I feel like I'm in a rut. In more areas in my life than I care to admit.
I had this amazing plan to be on plan for the entire month of July so that when I went in for my dress fitting I would feel amazing. I wanted the dress to be falling off of me.. That idea lasted maybe a week. I fell off the wagon and hit the ground hard when we went on vacation. I have yet to pick myself back up.
I had this amazing idea to break up with my scale. I was becoming obsessed and decided I needed a break. The plan was to go a total of 3 months without the scale. During this time I was supposed to be watching what I was eating, tracking on My Fitness Pal and exercising all while focusing on how I felt and by appreciating the body I have. This lasted approximately 3 weeks. Granted, I have not become obsessed to the point of weighing myself multiple times yet, but I can feel myself going that direction.
I had this amazing plan for Patrick and I to start eating well and exercising together. I thought that's what we both needed, the support from the other person. We sat down together, made a plan for exercising and went grocery shopping. We lasted three days. That's it. We only exercised once in those three days. We attempted to eat better. We both gave up.
I could sit here and write excuses... Patrick's work schedule made it difficult to work out consistently. The weather outside made it difficult to walk and/or run in the afternoon. I haven't been sleeping well, so waking up early was difficult. Patrick has been working a lot of closing shifts, so I can't go workout because I have Isabel to take care of. There are not enough hours in the day. I'm in the middle of planning our wedding. I have so many things to do around the house. I'll do it tomorrow.
Here's the truth, something I don't really want to hear but need to. Maybe I just don't want it as bad as I think I do... If I wanted to lose weight, if I wanted to eat healthier, if I wanted to tone up then I would be doing it.

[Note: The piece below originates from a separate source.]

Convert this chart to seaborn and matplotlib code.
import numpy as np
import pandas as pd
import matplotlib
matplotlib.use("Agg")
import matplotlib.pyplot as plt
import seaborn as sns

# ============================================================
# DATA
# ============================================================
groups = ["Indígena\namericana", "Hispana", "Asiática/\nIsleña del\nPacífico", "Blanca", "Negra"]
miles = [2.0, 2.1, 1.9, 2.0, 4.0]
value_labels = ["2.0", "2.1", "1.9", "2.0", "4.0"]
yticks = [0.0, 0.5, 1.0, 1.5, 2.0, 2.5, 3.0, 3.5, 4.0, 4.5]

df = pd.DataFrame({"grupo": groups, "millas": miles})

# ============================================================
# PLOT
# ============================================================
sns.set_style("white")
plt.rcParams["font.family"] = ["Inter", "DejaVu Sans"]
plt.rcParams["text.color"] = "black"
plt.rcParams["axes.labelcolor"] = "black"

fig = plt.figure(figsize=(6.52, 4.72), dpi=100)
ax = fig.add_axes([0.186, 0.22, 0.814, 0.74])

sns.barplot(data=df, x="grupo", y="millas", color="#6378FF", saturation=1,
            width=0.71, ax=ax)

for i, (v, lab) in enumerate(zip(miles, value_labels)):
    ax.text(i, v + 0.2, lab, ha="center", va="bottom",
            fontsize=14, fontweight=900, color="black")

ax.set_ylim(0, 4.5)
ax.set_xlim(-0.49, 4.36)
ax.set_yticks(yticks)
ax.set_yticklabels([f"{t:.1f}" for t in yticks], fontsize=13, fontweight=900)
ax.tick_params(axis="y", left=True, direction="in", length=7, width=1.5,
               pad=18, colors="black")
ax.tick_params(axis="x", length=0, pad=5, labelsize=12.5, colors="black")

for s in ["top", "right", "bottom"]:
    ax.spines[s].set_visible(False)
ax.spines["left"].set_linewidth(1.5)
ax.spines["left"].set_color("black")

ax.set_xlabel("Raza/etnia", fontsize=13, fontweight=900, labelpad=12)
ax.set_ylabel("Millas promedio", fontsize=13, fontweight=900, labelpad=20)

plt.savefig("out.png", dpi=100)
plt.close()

I once saw a great quote that said, "If something is important to you, you'll find a way. If it isn't, you'll find an excuse."
Here's the thing.. I want all of those things. I want to be healthy, I want to look toned, I want to lose weight. So, for the 18th time, I'm starting over. I deleted my account on My Fitness Pal and will be starting over tomorrow with a new screen name and profile. I will be making the time to work out every day, even if it's just a 20 minute walk. I will be focusing on cutting back on carbs (mainly bread, rice and pasta) except for 2 days before a long run and the day of a long run. I will be allowing myself to make mistakes but also allowing myself to forgive myself. I am way too hard on myself, my own worst critic. I need to find a way to praise myself for the little things, maybe a reward system of sorts.
This self transformation thing is a long process and I need to give myself the time to figure it all out. I cannot expect results right away. I need to have patience and give it time to work.
I also need to work on other areas of my life- financials, home life (especially regarding chores), relationships (especially finding time to have one with Patrick), family (spending more quality time with Isabel), hobbies (allowing myself to spend time doing the things I enjoy doing without feeling guilty about it). I guess maybe I need to work on things as they come.
I'm still a work in progress. I'm just starting back at square one and doing it right this time.
I'm weighing in tomorrow morning and will start posting again weekly with a picture of the scale and my progress. I am going to try to only weigh myself once a week. We'll see how it goes.